“There used to be articles in the writers’ magazines about the incredible speed with which L. Ron Hubbard wrote,” a science fiction editor and historian once remarked. “And in those days an electric typewriter was a novelty. Very few writers had one. And the very fact that L. Ron Hubbard had bought an electric typewriter so he could write faster was considered quite newsworthy.”
Science fiction Grand Master Jack Williamson recalled: “He was using an electric typewriter—the first one I ever heard about—and he was able to write two thousand words an hour, and he generally would sell them on first draft, I think. It was something that very few of the rest of us could do.”
Hubbard explained his own secret to his extraordinary productivity—namely, “To write, write and then write some more. And never to allow weariness, lack of time, noise, or any other thing to throw me off my course.”
As a consequence of his popularity and prodigious output, novice writers who hoped to learn Hubbard’s storytelling skills often consulted him for advice. He was always willing to offer suggestions and, in fact, provided lengthy responses to queries on where a writer should live, how much research one should do and which type of fiction to write. In a somewhat wide-eyed reply, one such aspiring author informed him: “Received your very generous letter in answer to my query. I feel I cannot let it pass without letting you know how much I appreciate the trouble you took to inform me about things I couldn’t have known otherwise, or without wasting a good deal of time, effort and perhaps money.”
Hubbard further shared his hard-earned experience with creative writing students at Harvard and George Washington University. (As he tells it, students went “positively apoplectic” when told that the only way to become a writer was to write.) To help young writers accomplish just that, Hubbard authored a series of how-to articles that appeared in writing magazines through the 1930s and 1940s. Offering guidance to help new writers navigate the rough waters they were likely to encounter, these articles are classics in their own right:
“When you first started to write, if you were wise, you wrote anything and everything for everybody and sent it all out. If your quantity was large and your variety wide, then you probably made three or four sales.” (“The Manuscript Factory,” 1935)
As Jack Williamson explained, “I used to read Hubbard’s articles in Writer’s Digest and Author and Journalist and so forth about how to write and be successful. Writers’ magazines wanted to fill up their pages with inspirational articles and ideas and he was their prolific source of such material—and a natural for them.”

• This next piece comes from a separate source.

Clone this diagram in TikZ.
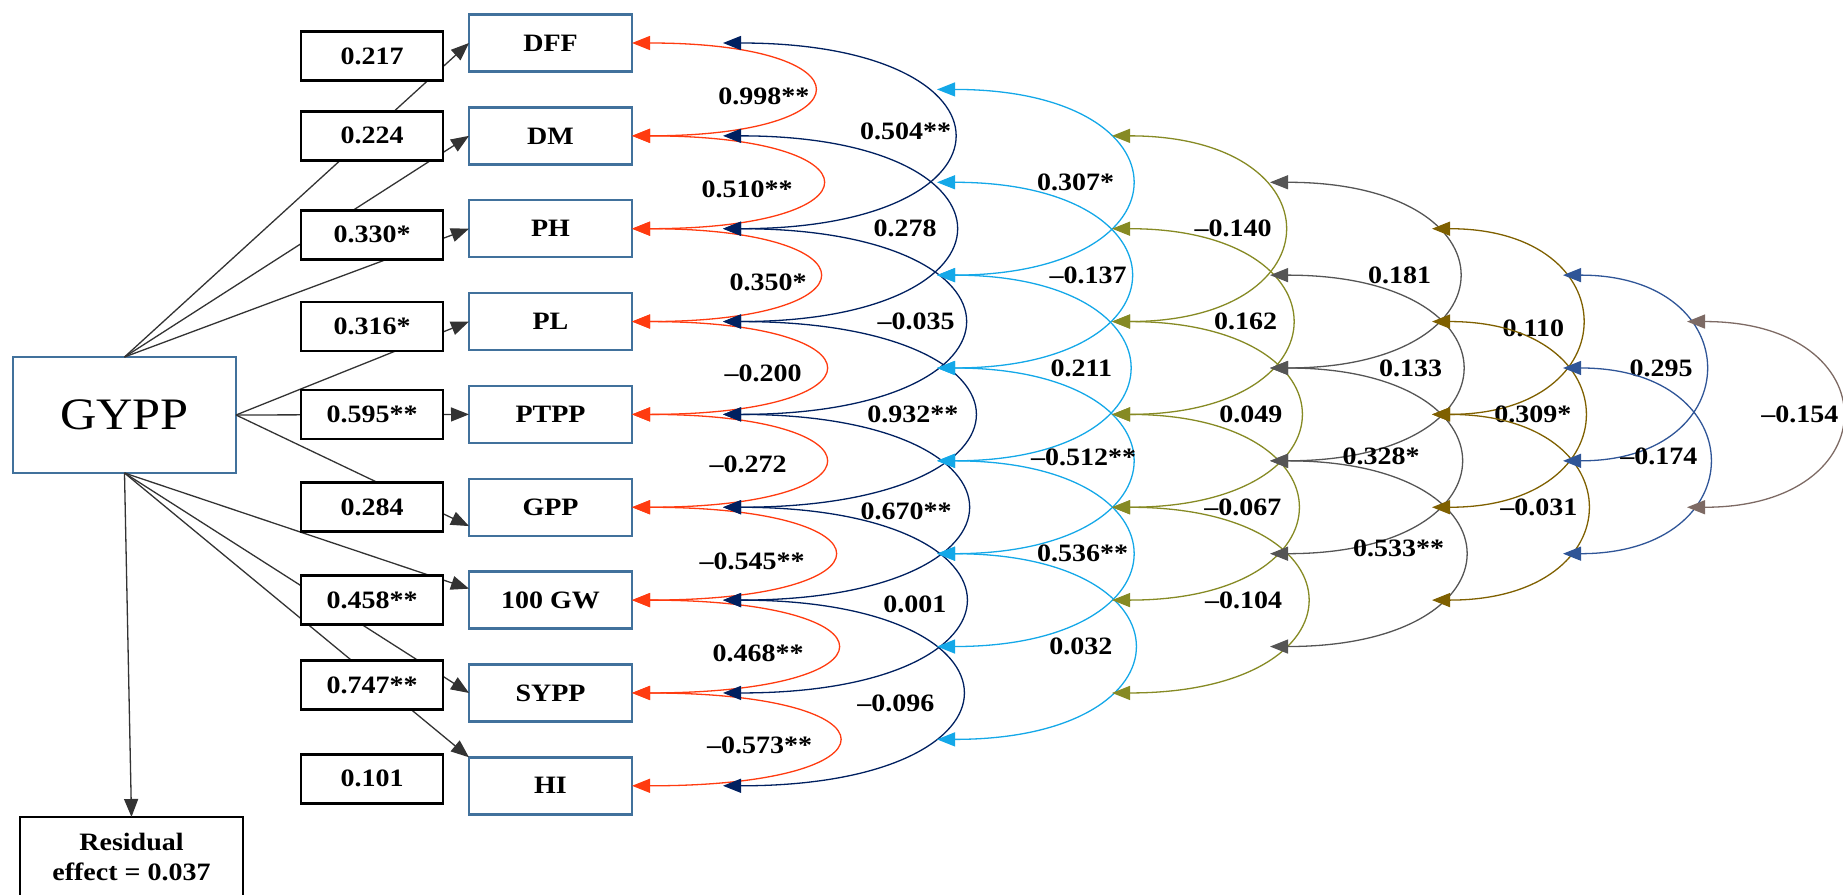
\documentclass[tikz,border=0pt]{standalone}
\usepackage{fontspec}
\setmainfont{Liberation Serif}[FakeStretch=1.12]
\usepackage{tikz}
\usetikzlibrary{arrows.meta,positioning}
\definecolor{boxblue}{HTML}{41719C}
\definecolor{arcred}{HTML}{FF3B10}
\definecolor{arcnavy}{HTML}{002060}
\definecolor{arccyan}{HTML}{14A8E8}
\definecolor{arcolive}{HTML}{868A24}
\definecolor{arcgray}{HTML}{555555}
\definecolor{arcgold}{HTML}{7F6000}
\definecolor{arcblue}{HTML}{2F5597}
\definecolor{arctaupe}{HTML}{7D6A64}
\newcommand{\lblfont}{\bfseries\fontsize{25}{30}\selectfont}
\tikzset{
  trait/.style={draw=boxblue,line width=2.5pt,fill=white,minimum width=163pt,
    minimum height=57pt,inner sep=0pt,outer sep=0pt,font=\lblfont},
  coef/.style={draw=black,line width=2.8pt,fill=white,minimum width=142pt,
    minimum height=49pt,inner sep=0pt,outer sep=0pt,font=\lblfont},
  direct/.style={-{Triangle[length=18pt,width=14pt]},line width=1.3pt,draw=black!80},
  corr/.style={{Triangle[length=18pt,width=14pt]}-{Triangle[length=18pt,width=14pt]},line width=1.3pt},
  redcorr/.style={corr,draw=arcred},
  navycorr/.style={corr,draw=arcnavy},
  cyancorr/.style={corr,draw=arccyan},
  olivecorr/.style={corr,draw=arcolive},
  graycorr/.style={corr,draw=arcgray},
  goldcorr/.style={corr,draw=arcgold},
  bluecorr/.style={corr,draw=arcblue},
  taupecorr/.style={corr,draw=arctaupe},
  lbl/.style={font=\lblfont,inner sep=0pt,text=black,midway}
}

\begin{document}
\begin{tikzpicture}[x=1pt,y=-1pt,node distance=35.85pt and 26pt]
\useasboundingbox (0,0) rectangle (1843,894);
\clip (0,0) rectangle (1843,894);

\node[trait] (dff) at (550.5,43) {DFF};
\node[trait, below=of dff] (dm) {DM};
\node[trait, below=of dm] (ph) {PH};
\node[trait, below=of ph] (pl) {PL};
\node[trait, below=of pl] (ptpp) {PTPP};
\node[trait, below=of ptpp] (gpp) {GPP};
\node[trait, below=of gpp] (gw) {100 GW};
\node[trait, below=of gw] (sypp) {SYPP};
\node[trait, below=of sypp] (hi) {HI};

\node[trait, minimum width=223pt, minimum height=116pt, font=\fontsize{45}{54}\selectfont] (gypp) at (124.5,415) {GYPP};
\node[coef, below=344pt of gypp, xshift=7pt, minimum width=223pt, minimum height=80pt, align=center] (res) {Residual\\effect = 0.037};

\draw[direct] (gypp.north) -- (dff.west);
\draw[direct] (gypp.north) -- (dm.west);
\draw[direct] (gypp.north) -- (ph.west);
\draw[direct] (gypp.east) -- (pl.west);
\draw[direct] (gypp.east) -- (ptpp.west);
\draw[direct] (gypp.east) -- (gpp.193);
\draw[direct] (gypp.south) -- (gw.172);
\draw[direct] (gypp.south) -- (sypp.west);
\draw[direct] (gypp.south) -- (hi.north west);
\draw[direct] (gypp.south) -- (res.north);

\node[coef, left=of dff, yshift=-13pt] (c1) {0.217};
\node[coef, left=of dm] (c2) {0.224};
\node[coef, left=of ph, yshift=-6pt] (c3) {0.330*};
\node[coef, left=of pl, yshift=-5pt] (c4) {0.316*};
\node[coef, left=of ptpp] (c5) {0.595**};
\node[coef, left=of gpp] (c6) {0.284};
\node[coef, left=of gw] (c7) {0.458**};
\node[coef, left=of sypp, yshift=8pt] (c8) {0.747**};
\node[coef, left=of hi, yshift=7pt] (c9) {0.101};

\foreach \col/\xx/\ra/\nn in {nv/723/1/9,cy/937/1.5/8,ol/1112/2/7,gy/1270/2.5/6,gd/1432/3/5,bl/1563/3.5/4,tp/1687/4/3}
  \foreach \i in {1,...,\nn}
    \coordinate (\col\i) at (\xx,{43+92.85*(\ra+\i-2)});

\draw[redcorr] (dff.east) .. controls +(240,0) and +(240,0) .. (dm.east) node[lbl,left=2pt,yshift=-7pt] {0.998**};
\draw[redcorr] (dm.east) .. controls +(251,0) and +(251,0) .. (ph.east) node[lbl,left=27pt,yshift=-7pt] {0.510**};
\draw[redcorr] (ph.east) .. controls +(247,0) and +(247,0) .. (pl.east) node[lbl,left=10pt,yshift=-7pt] {0.350*};
\draw[redcorr] (pl.east) .. controls +(255,0) and +(255,0) .. (ptpp.east) node[lbl,left=21pt,yshift=-5pt] {–0.200};
\draw[redcorr] (ptpp.east) .. controls +(255,0) and +(255,0) .. (gpp.east) node[lbl,left=36pt,yshift=-4pt] {–0.272};
\draw[redcorr] (gpp.east) .. controls +(267,0) and +(267,0) .. (gw.east) node[lbl,left=27pt,yshift=-8pt] {–0.545**};
\draw[redcorr] (gw.east) .. controls +(271,0) and +(271,0) .. (sypp.east) node[lbl,left=31pt,yshift=-7pt] {0.468**};
\draw[redcorr] (sypp.east) .. controls +(273,0) and +(273,0) .. (hi.east) node[lbl,left=24pt,yshift=-6pt] {–0.573**};

\draw[navycorr] (nv1) .. controls +(305,0) and +(305,0) .. (nv3) node[lbl,left=0pt,yshift=4pt] {0.504**};
\draw[navycorr] (nv2) .. controls +(307,0) and +(307,0) .. (nv4) node[lbl,left=16pt] {0.278};
\draw[navycorr] (nv3) .. controls +(319,0) and +(319,0) .. (nv5) node[lbl,left=7pt] {–0.035};
\draw[navycorr] (nv4) .. controls +(332,0) and +(332,0) .. (nv6) node[lbl,left=13pt] {0.932**};
\draw[navycorr] (nv5) .. controls +(323,0) and +(323,0) .. (nv7) node[lbl,left=13pt,yshift=-4pt] {0.670**};
\draw[navycorr] (nv6) .. controls +(320,0) and +(320,0) .. (nv8) node[lbl,left=16pt,yshift=-4pt] {0.001};
\draw[navycorr] (nv7) .. controls +(316,0) and +(316,0) .. (nv9) node[lbl,left=25pt,yshift=-10pt] {–0.096};

\draw[cyancorr] (cy1) .. controls +(257,0) and +(257,0) .. (cy3) node[lbl,left=15pt] {0.307*};
\draw[cyancorr] (cy2) .. controls +(255,0) and +(255,0) .. (cy4) node[lbl,left=1pt] {–0.137};
\draw[cyancorr] (cy3) .. controls +(253,0) and +(253,0) .. (cy5) node[lbl,left=14pt] {0.211};
\draw[cyancorr] (cy4) .. controls +(257,0) and +(257,0) .. (cy6) node[lbl,left=-7pt,yshift=3pt] {–0.512**};
\draw[cyancorr] (cy5) .. controls +(257,0) and +(257,0) .. (cy7) node[lbl,left=1pt] {0.536**};
\draw[cyancorr] (cy6) .. controls +(260,0) and +(260,0) .. (cy8) node[lbl,left=19pt] {0.032};

\draw[olivecorr] (ol1) .. controls +(227,0) and +(227,0) .. (ol3) node[lbl,left=10pt] {–0.140};
\draw[olivecorr] (ol2) .. controls +(237,0) and +(237,0) .. (ol4) node[lbl,left=12pt] {0.162};
\draw[olivecorr] (ol3) .. controls +(248,0) and +(248,0) .. (ol5) node[lbl,left=15pt] {0.049};
\draw[olivecorr] (ol4) .. controls +(244,0) and +(244,0) .. (ol6) node[lbl,left=13pt] {–0.067};
\draw[olivecorr] (ol5) .. controls +(257,0) and +(257,0) .. (ol7) node[lbl,left=22pt] {–0.104};

\draw[graycorr] (gy1) .. controls +(249,0) and +(249,0) .. (gy3) node[lbl,left=25pt] {0.181};
\draw[graycorr] (gy2) .. controls +(253,0) and +(253,0) .. (gy4) node[lbl,left=17pt] {0.133};
\draw[graycorr] (gy3) .. controls +(251,0) and +(251,0) .. (gy5) node[lbl,left=38pt,yshift=4pt] {0.328*};
\draw[graycorr] (gy4) .. controls +(257,0) and +(257,0) .. (gy6) node[lbl,left=18pt,yshift=5pt] {0.533**};

\draw[goldcorr] (gd1) .. controls +(197,0) and +(197,0) .. (gd3) node[lbl,left=15pt,yshift=-7pt] {0.110};
\draw[goldcorr] (gd2) .. controls +(200,0) and +(200,0) .. (gd4) node[lbl,left=10pt] {0.309*};
\draw[goldcorr] (gd3) .. controls +(204,0) and +(204,0) .. (gd5) node[lbl,left=7pt] {–0.031};

\draw[bluecorr] (bl1) .. controls +(187,0) and +(187,0) .. (bl3) node[lbl,left=10pt] {0.295};
\draw[bluecorr] (bl2) .. controls +(192,0) and +(192,0) .. (bl4) node[lbl,left=9pt,yshift=4pt] {–0.174};

\draw[taupecorr] (tp1) .. controls +(204,0) and +(204,0) .. (tp3) node[lbl,left=1pt] {–0.154};
\end{tikzpicture}
\end{document}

Shortly after publishing “The Manuscript Factory,” Hubbard became elected the youngest-ever president of the New York chapter of the American Fiction Guild and immediately set out to remake that organization into a truly practical and professional guild. By way of example, in order to promote more accurate use of factual detail in detective and mystery fiction, he invited a New York City coroner to join Guild members over lunch, whereupon all were regaled with the man’s professional expertise on strange forms of murder. (“They would go away from the luncheon or something like that the weirdest shades of green,” Hubbard recounted afterward.) He extended similar invitations for other experts, including the city’s police commissioner. Likewise, as Guild president—and this expressly on behalf of the neophyte writer—he allowed newcomers to join under a new category of “novice.”
In 1940, as a feature on a radio program Hubbard hosted while in Ketchikan, Alaska (where he paused on one of his several expeditions under the famed Explorers Club flag) he offered not only practical advice for beginning writers, but also initiated the “Golden Pen Award.” It was designed to encourage listeners of station KGBU to pen short stories, and the best of them were submitted to a professional New York publisher. In that respect, Hubbard’s Golden Pen Award was a direct precursor to his contest of today. More than four decades later, in 1983, L. Ron Hubbard created and endowed the Writers of the Future Contest as a means to discover and nurture new talent in science fiction. The Contest is very much an extension of a well-established and demonstrated philosophy of “paying it forward” to help new generations of writers.
The following is excerpted from Hubbard’s introduction to the first volume of Writers of the Future winners:
“A culture is as rich and as capable of surviving as it has imaginative artists. The artist is looked upon to start things. The artist injects the spirit of life into a culture. And through his creative endeavors, the writer works continually to give tomorrow a new form.
“In these modern times, there are many communication lines for works of art. Because a few works of art can be shown so easily to so many, there may even be fewer artists. The competition is very keen and even dagger sharp.
“It is with this in mind that I initiated a means for new and budding writers to have a chance for their creative efforts to be seen and acknowledged. With the advent of the Writers of the Future competition came an avalanche of new material from all over the country. . . .
“Judging the winners for this book could not have been an easy task, and I am sincerely grateful to those professionals and top-flight veterans of the profession for their hard work and final selections which made this book possible.
“And my heartiest congratulations to those they selected for this first volume.
“Good luck to all other writers of the future.